** start INFORMATION SUPPLIED **

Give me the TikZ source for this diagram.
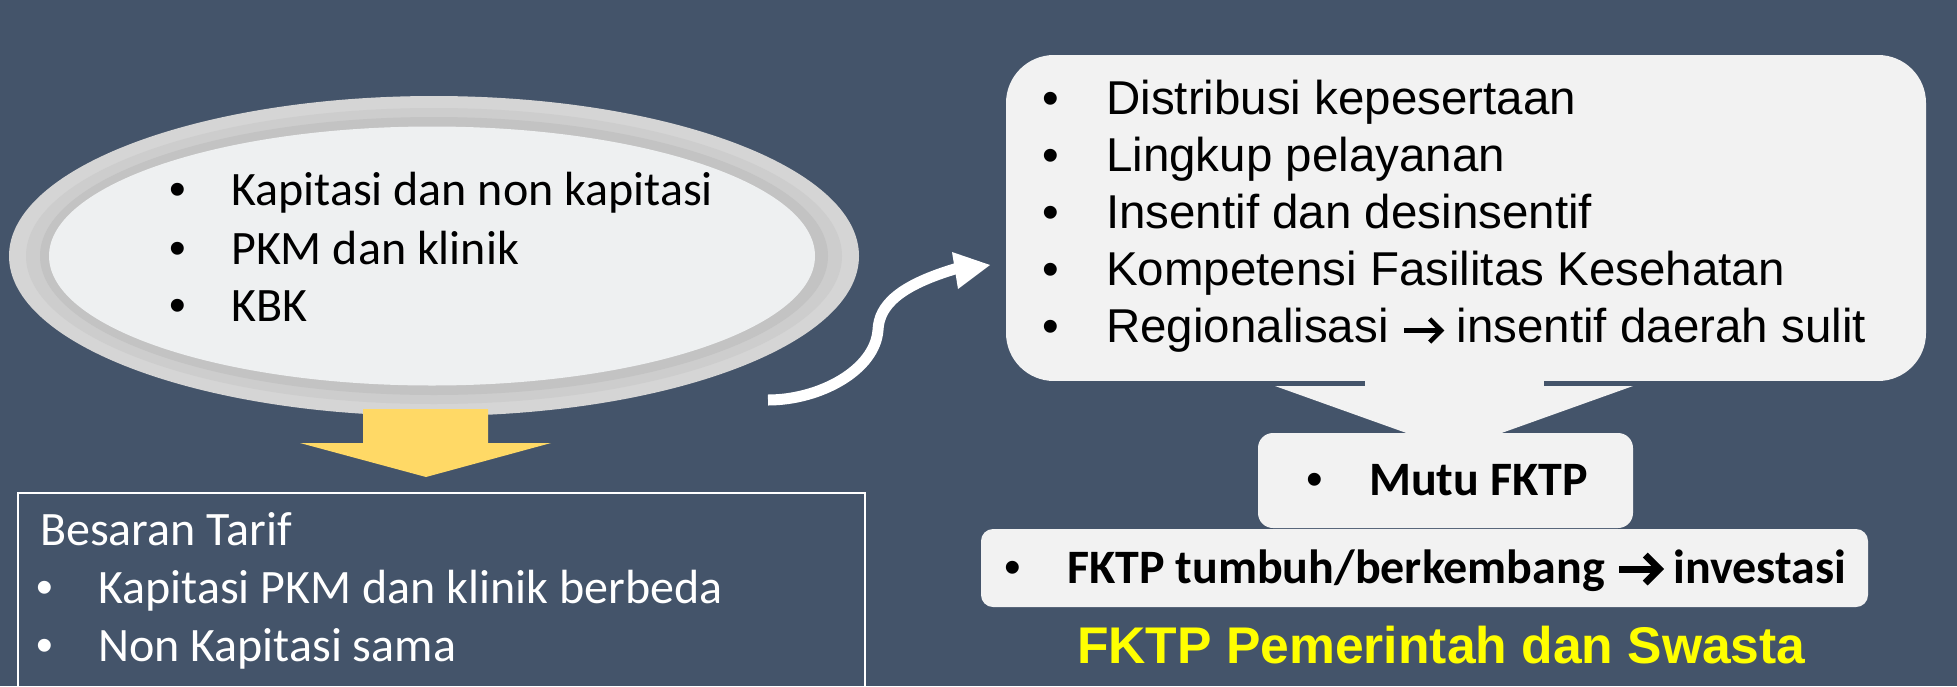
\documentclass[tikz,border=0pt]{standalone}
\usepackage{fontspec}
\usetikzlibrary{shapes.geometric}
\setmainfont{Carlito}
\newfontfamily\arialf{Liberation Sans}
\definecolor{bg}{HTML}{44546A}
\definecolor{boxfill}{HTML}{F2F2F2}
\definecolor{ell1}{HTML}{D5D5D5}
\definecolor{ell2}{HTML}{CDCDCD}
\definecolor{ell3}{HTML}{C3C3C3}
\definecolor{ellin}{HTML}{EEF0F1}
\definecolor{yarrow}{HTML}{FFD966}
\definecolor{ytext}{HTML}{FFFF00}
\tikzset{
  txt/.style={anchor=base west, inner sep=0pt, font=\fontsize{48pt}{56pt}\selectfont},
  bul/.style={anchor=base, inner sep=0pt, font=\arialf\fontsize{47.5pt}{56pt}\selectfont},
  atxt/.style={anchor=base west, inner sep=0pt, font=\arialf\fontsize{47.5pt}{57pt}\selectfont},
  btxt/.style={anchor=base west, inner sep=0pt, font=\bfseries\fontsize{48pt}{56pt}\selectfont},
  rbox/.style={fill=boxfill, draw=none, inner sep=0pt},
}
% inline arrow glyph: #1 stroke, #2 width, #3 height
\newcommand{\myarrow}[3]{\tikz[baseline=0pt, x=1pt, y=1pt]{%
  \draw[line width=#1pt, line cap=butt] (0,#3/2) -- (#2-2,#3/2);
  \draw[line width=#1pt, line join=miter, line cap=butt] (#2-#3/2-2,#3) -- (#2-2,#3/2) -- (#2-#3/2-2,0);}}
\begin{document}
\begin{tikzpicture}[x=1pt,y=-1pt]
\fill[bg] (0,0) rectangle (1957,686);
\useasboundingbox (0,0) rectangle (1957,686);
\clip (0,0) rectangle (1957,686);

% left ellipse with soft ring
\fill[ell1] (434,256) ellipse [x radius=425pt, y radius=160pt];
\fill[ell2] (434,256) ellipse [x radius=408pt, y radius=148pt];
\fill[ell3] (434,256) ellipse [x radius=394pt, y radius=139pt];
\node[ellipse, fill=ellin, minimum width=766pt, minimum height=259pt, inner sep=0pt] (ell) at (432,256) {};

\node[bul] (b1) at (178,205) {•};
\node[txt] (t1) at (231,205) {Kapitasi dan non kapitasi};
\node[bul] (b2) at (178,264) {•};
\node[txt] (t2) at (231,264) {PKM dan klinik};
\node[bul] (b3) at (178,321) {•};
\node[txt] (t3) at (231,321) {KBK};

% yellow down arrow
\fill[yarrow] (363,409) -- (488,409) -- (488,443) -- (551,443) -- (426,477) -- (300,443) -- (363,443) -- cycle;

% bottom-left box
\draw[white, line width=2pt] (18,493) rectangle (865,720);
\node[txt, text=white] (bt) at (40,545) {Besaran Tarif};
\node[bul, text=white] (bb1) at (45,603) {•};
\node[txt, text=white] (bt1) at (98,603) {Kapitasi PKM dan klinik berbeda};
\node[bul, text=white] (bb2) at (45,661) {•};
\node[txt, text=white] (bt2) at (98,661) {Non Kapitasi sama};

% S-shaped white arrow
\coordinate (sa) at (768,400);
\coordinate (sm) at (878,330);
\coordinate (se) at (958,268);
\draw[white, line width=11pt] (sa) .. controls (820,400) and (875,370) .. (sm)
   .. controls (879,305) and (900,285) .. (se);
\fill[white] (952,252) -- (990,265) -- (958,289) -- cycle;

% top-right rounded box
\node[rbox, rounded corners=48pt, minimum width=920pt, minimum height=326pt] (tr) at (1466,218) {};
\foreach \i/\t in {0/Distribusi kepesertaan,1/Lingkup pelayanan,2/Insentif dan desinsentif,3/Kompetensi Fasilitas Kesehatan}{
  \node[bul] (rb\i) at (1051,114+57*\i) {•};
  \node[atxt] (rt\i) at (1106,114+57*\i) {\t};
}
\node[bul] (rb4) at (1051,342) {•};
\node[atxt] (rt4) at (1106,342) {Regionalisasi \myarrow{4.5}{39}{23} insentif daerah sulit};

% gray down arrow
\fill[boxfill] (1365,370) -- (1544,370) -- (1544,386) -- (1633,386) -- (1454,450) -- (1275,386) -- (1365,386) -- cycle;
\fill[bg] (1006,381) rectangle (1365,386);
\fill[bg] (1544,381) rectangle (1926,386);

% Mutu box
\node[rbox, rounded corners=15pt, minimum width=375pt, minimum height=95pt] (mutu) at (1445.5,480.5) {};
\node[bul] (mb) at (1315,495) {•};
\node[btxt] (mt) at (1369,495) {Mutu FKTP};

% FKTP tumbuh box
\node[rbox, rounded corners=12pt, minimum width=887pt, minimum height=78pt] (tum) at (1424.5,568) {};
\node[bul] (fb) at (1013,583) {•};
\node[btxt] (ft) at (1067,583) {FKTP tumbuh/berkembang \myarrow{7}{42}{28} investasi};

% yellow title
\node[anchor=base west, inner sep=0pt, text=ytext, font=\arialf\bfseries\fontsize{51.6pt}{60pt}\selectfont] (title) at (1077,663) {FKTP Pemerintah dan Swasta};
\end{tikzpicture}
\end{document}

** end INFORMATION SUPPLIED **

#### SHORT EXERCISE
Reproduce each line exactly as it appears, omitting the pictures.

#### SOLUTION FOR THIS EXERCISE
Give me the TikZ source for this diagram.
\documentclass[tikz,border=0pt]{standalone}
\usepackage{fontspec}
\usetikzlibrary{shapes.geometric}
\setmainfont{Carlito}
\newfontfamily\arialf{Liberation Sans}
\definecolor{bg}{HTML}{44546A}
\definecolor{boxfill}{HTML}{F2F2F2}
\definecolor{ell1}{HTML}{D5D5D5}
\definecolor{ell2}{HTML}{CDCDCD}
\definecolor{ell3}{HTML}{C3C3C3}
\definecolor{ellin}{HTML}{EEF0F1}
\definecolor{yarrow}{HTML}{FFD966}
\definecolor{ytext}{HTML}{FFFF00}
\tikzset{
  txt/.style={anchor=base west, inner sep=0pt, font=\fontsize{48pt}{56pt}\selectfont},
  bul/.style={anchor=base, inner sep=0pt, font=\arialf\fontsize{47.5pt}{56pt}\selectfont},
  atxt/.style={anchor=base west, inner sep=0pt, font=\arialf\fontsize{47.5pt}{57pt}\selectfont},
  btxt/.style={anchor=base west, inner sep=0pt, font=\bfseries\fontsize{48pt}{56pt}\selectfont},
  rbox/.style={fill=boxfill, draw=none, inner sep=0pt},
}
% inline arrow glyph: #1 stroke, #2 width, #3 height
\newcommand{\myarrow}[3]{\tikz[baseline=0pt, x=1pt, y=1pt]{%
  \draw[line width=#1pt, line cap=butt] (0,#3/2) -- (#2-2,#3/2);
  \draw[line width=#1pt, line join=miter, line cap=butt] (#2-#3/2-2,#3) -- (#2-2,#3/2) -- (#2-#3/2-2,0);}}
\begin{document}
\begin{tikzpicture}[x=1pt,y=-1pt]
\fill[bg] (0,0) rectangle (1957,686);
\useasboundingbox (0,0) rectangle (1957,686);
\clip (0,0) rectangle (1957,686);

% left ellipse with soft ring
\fill[ell1] (434,256) ellipse [x radius=425pt, y radius=160pt];
\fill[ell2] (434,256) ellipse [x radius=408pt, y radius=148pt];
\fill[ell3] (434,256) ellipse [x radius=394pt, y radius=139pt];
\node[ellipse, fill=ellin, minimum width=766pt, minimum height=259pt, inner sep=0pt] (ell) at (432,256) {};

\node[bul] (b1) at (178,205) {•};
\node[txt] (t1) at (231,205) {Kapitasi dan non kapitasi};
\node[bul] (b2) at (178,264) {•};
\node[txt] (t2) at (231,264) {PKM dan klinik};
\node[bul] (b3) at (178,321) {•};
\node[txt] (t3) at (231,321) {KBK};

% yellow down arrow
\fill[yarrow] (363,409) -- (488,409) -- (488,443) -- (551,443) -- (426,477) -- (300,443) -- (363,443) -- cycle;

% bottom-left box
\draw[white, line width=2pt] (18,493) rectangle (865,720);
\node[txt, text=white] (bt) at (40,545) {Besaran Tarif};
\node[bul, text=white] (bb1) at (45,603) {•};
\node[txt, text=white] (bt1) at (98,603) {Kapitasi PKM dan klinik berbeda};
\node[bul, text=white] (bb2) at (45,661) {•};
\node[txt, text=white] (bt2) at (98,661) {Non Kapitasi sama};

% S-shaped white arrow
\coordinate (sa) at (768,400);
\coordinate (sm) at (878,330);
\coordinate (se) at (958,268);
\draw[white, line width=11pt] (sa) .. controls (820,400) and (875,370) .. (sm)
   .. controls (879,305) and (900,285) .. (se);
\fill[white] (952,252) -- (990,265) -- (958,289) -- cycle;

% top-right rounded box
\node[rbox, rounded corners=48pt, minimum width=920pt, minimum height=326pt] (tr) at (1466,218) {};
\foreach \i/\t in {0/Distribusi kepesertaan,1/Lingkup pelayanan,2/Insentif dan desinsentif,3/Kompetensi Fasilitas Kesehatan}{
  \node[bul] (rb\i) at (1051,114+57*\i) {•};
  \node[atxt] (rt\i) at (1106,114+57*\i) {\t};
}
\node[bul] (rb4) at (1051,342) {•};
\node[atxt] (rt4) at (1106,342) {Regionalisasi \myarrow{4.5}{39}{23} insentif daerah sulit};

% gray down arrow
\fill[boxfill] (1365,370) -- (1544,370) -- (1544,386) -- (1633,386) -- (1454,450) -- (1275,386) -- (1365,386) -- cycle;
\fill[bg] (1006,381) rectangle (1365,386);
\fill[bg] (1544,381) rectangle (1926,386);

% Mutu box
\node[rbox, rounded corners=15pt, minimum width=375pt, minimum height=95pt] (mutu) at (1445.5,480.5) {};
\node[bul] (mb) at (1315,495) {•};
\node[btxt] (mt) at (1369,495) {Mutu FKTP};

% FKTP tumbuh box
\node[rbox, rounded corners=12pt, minimum width=887pt, minimum height=78pt] (tum) at (1424.5,568) {};
\node[bul] (fb) at (1013,583) {•};
\node[btxt] (ft) at (1067,583) {FKTP tumbuh/berkembang \myarrow{7}{42}{28} investasi};

% yellow title
\node[anchor=base west, inner sep=0pt, text=ytext, font=\arialf\bfseries\fontsize{51.6pt}{60pt}\selectfont] (title) at (1077,663) {FKTP Pemerintah dan Swasta};
\end{tikzpicture}
\end{document}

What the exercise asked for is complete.